I am constantly amazed by the hardships of frontier life in our county. Infant and child mortality statistics were horrific: Mr. and Mrs. William Dana of Rancho Nipomo lost 11 of their 21 children, a statistic comparable, a century before, to Johann Sebastian Bach’s family. One little girl, named for Dana’s sister, must have been especially beloved. Adeline is buried in the sanctuary wall of Mission San Luis Obispo.

It’s pretty clear that the Danas adored their children. [And that Mr. Dana adored his wife, Josephine Carrillo de Dana. When the gentlemen adjourned after dinner for brandy and cigars—this is how Dana might’ve heard the news of the 1848 gold strike at Sutter’s Mill— she, like many Californio women, joined them.] One story has another daughter climbing up to the little cupola of the family adobe, sited on one of the most beautiful spots in the county, to direct one of the rancho’s vaqueros to rope for her the horse she wanted to ride that day.

Another Dana, a little boy, hasn’t left Rancho Nipomo. Docents and volunteers still see him from time to time: he’s solid and real but his visits are very brief.

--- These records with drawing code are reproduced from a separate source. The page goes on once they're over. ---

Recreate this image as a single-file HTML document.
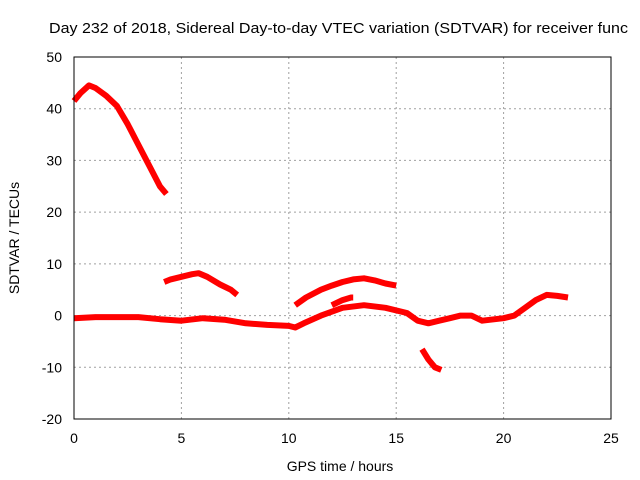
<!DOCTYPE html>
<html><head><meta charset="utf-8"><style>
body{margin:0;background:#fff}
svg{display:block;font-family:"Liberation Sans",sans-serif}
</style></head><body>
<svg id="c" width="640" height="480">
<rect width="640" height="480" fill="#fff"/>
<text x="49" y="33" font-size="15" textLength="579" lengthAdjust="spacingAndGlyphs" fill="#000">Day 232 of 2018, Sidereal Day-to-day VTEC variation (SDTVAR) for receiver func</text>
<g id="grid"></g>
<g id="series"></g>
<rect x="74" y="57" width="537" height="362" fill="none" stroke="#000" stroke-width="1"/>
<g id="ticks"></g>
<text x="340" y="471" font-size="14" text-anchor="middle">GPS time / hours</text>
<text transform="translate(19,238) rotate(-90)" font-size="14" text-anchor="middle">SDTVAR / TECUs</text>
</svg>
<script>
const xTicks=[0,5,10,15,20,25];
const yTicks=[-20,-10,0,10,20,30,40,50];
const seg1X=[0,0.3,0.7,1,1.5,2,2.5,3,3.5,4,4.3];
const seg1Y=[41.5,43,44.5,44,42.5,40.5,37,33,29,25,23.5];
const seg2X=[4.2,4.5,5,5.5,5.8,6.2,6.8,7.3,7.6];
const seg2Y=[6.5,7,7.5,8,8.2,7.5,6,5,4];
const seg3X=[0,1,2,3,4,5,6,7,8,9,10,10.3,10.7,11.5,12.5,13.5,14.5,15.5,16,16.5,17,17.5,18,18.5,19,20,20.5,21,21.5,22,22.5,23];
const seg3Y=[-0.5,-0.3,-0.3,-0.3,-0.7,-1,-0.5,-0.8,-1.5,-1.8,-2,-2.3,-1.5,0,1.5,2,1.5,0.5,-1,-1.5,-1,-0.5,0,0,-1,-0.5,0,1.5,3,4,3.8,3.5];
const seg4X=[10.3,10.8,11.5,12,12.5,13,13.5,14,14.5,15];
const seg4Y=[2,3.5,5,5.8,6.5,7,7.2,6.8,6.2,5.8];
const seg5X=[12,12.5,12.9,13];
const seg5Y=[2,3,3.5,3.5];
const seg6X=[16.2,16.5,16.8,17.1];
const seg6Y=[-6.5,-8.5,-10,-10.5];
const X0=74,X1=611,Y0=419,Y1=57;
const xs=v=>X0+(v-0)/25*(X1-X0);
const ys=v=>Y0-(v+20)/70*(Y0-Y1);
const NS="http://www.w3.org/2000/svg";
const grid=document.getElementById('grid'),ticks=document.getElementById('ticks'),ser=document.getElementById('series');
function mk(tag,attrs,parent){const e=document.createElementNS(NS,tag);for(const k in attrs)e.setAttribute(k,attrs[k]);parent.appendChild(e);return e;}
xTicks.forEach(t=>{const x=xs(t);
 if(t>0&&t<25){const g=mk('line',{x1:x,x2:x,y1:Y1,y2:Y0,stroke:'#a0a0a0','stroke-dasharray':'2,3'},grid);
 
 }
 const l=mk('text',{x:x,y:Y0+24,'font-size':14,'text-anchor':'middle'},ticks);l.textContent=t;
 
 
});
yTicks.forEach(t=>{const y=ys(t);
 if(t>-20&&t<50){const g=mk('line',{x1:X0,x2:X1,y1:y,y2:y,stroke:'#a0a0a0','stroke-dasharray':'2,3'},grid);
 
 }
 const l=mk('text',{x:X0-12,y:y+5,'font-size':14,'text-anchor':'end'},ticks);l.textContent=t;
 
 
});
[[seg1X,seg1Y],[seg2X,seg2Y],[seg3X,seg3Y],[seg4X,seg4Y],[seg5X,seg5Y],[seg6X,seg6Y]].forEach((s,i)=>{
 const pts=s[0].map((v,j)=>xs(v).toFixed(1)+','+ys(s[1][j]).toFixed(1)).join(' ');
 const p=mk('polyline',{points:pts,fill:'none',stroke:'#ff0000','stroke-width':6,'stroke-linejoin':'round','stroke-linecap':'butt'},ser);
 
 
});
</script>
</body></html>
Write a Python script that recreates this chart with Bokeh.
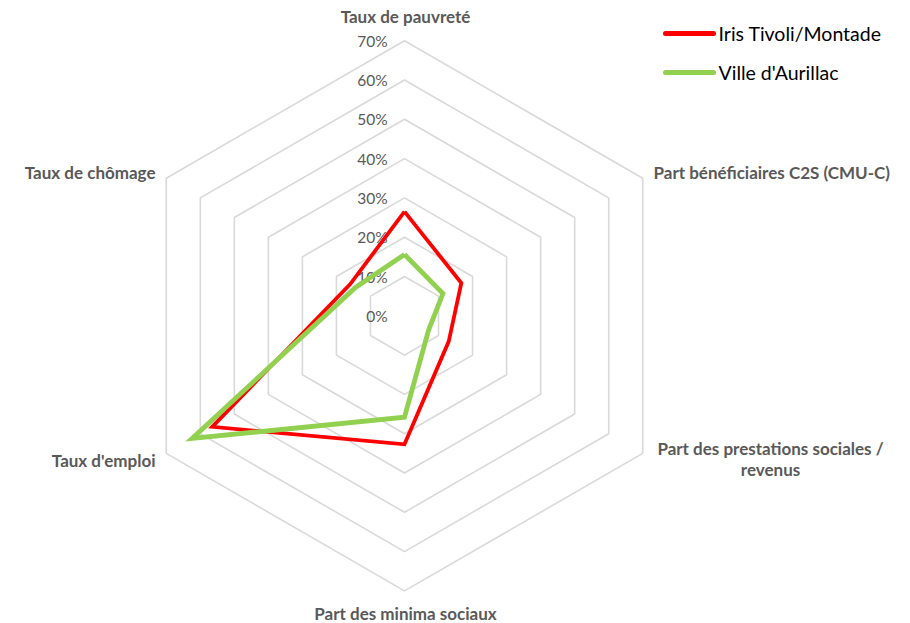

Deaths like these among the Dana family came at a time when, thanks largely to better diet, infant and child mortality among the middle classes of Europe and America was declining rapidly. We would be shocked at the detachment between parents and their children in the centuries before the Victorian Era (Francis Branch, Arroyo Grande’s founder and William Dana’s friend, came to the Valley in 1837, the same year that Victoria ascended the throne.) That detachment was a function of mortality among children: Parents could not afford to invest emotionally in children who were likely to die.

By the 1860s, that had changed. It’s macabre to us, but by then photography was common enough so that affluent parents who’d lost a little girl or boy paid to have them photographed. They weren’t willing to let them go.

In the summer of 1862, Francis Branch, by now the wealthiest man in the county, with tens of thousands of acres as his portfolio, was away on business in San Francisco when one of Rancho Santa Manuela’s vaqueros found him and told him that a traveler passing through had brought smallpox to the ranchero’s family.

Francis Branch was a pragmatic Yankee from Scipio, New York, Small, spare, wiry, he was possessed of enormous energy and, despite the image here, a good sense of humor, even when the joke was on him. His wife, Manuela, was from Santa Barbara. She rode home to deliver one baby rather than have it in the wilderness of Arroyo Grande. In 1886, when a father and son were lynched from the PCRR trestle at the base of Crown Hill, they were refused a Christian burial in the town cemetery. Manuela offered them a place in the same graveyard where she’d buried her husband and children.


Branch rode hard—the man must have been desperate—to get home to his wife, Manuela, and his children. By the time he got to Santa Manuela (the ranch house was sited on a hilltop just below today’s Branch School) two of his girls were dead and a third died soon after. They ranged in age from five to sixteen.

The decaying Branch Adobe in a 1913 watercolor. The damage to it had begun with the massive 1857 Fort Tejon earthquake. From the Autry Museum of Western History.


The next year, a drought came that killed thousands of Branch’s cattle. He lost the modern equivalent of eight million dollars.

Bad as it was, the drought wasn’t the central tragedy of Branch’s life.

Next to his big tombstone in the family graveyard are the smaller tombstones of the three daughters. Branch died eight years after the smallpox had come to the big adobe atop the hill. When his family laid the great man to rest, they made sure he was close to his little girls.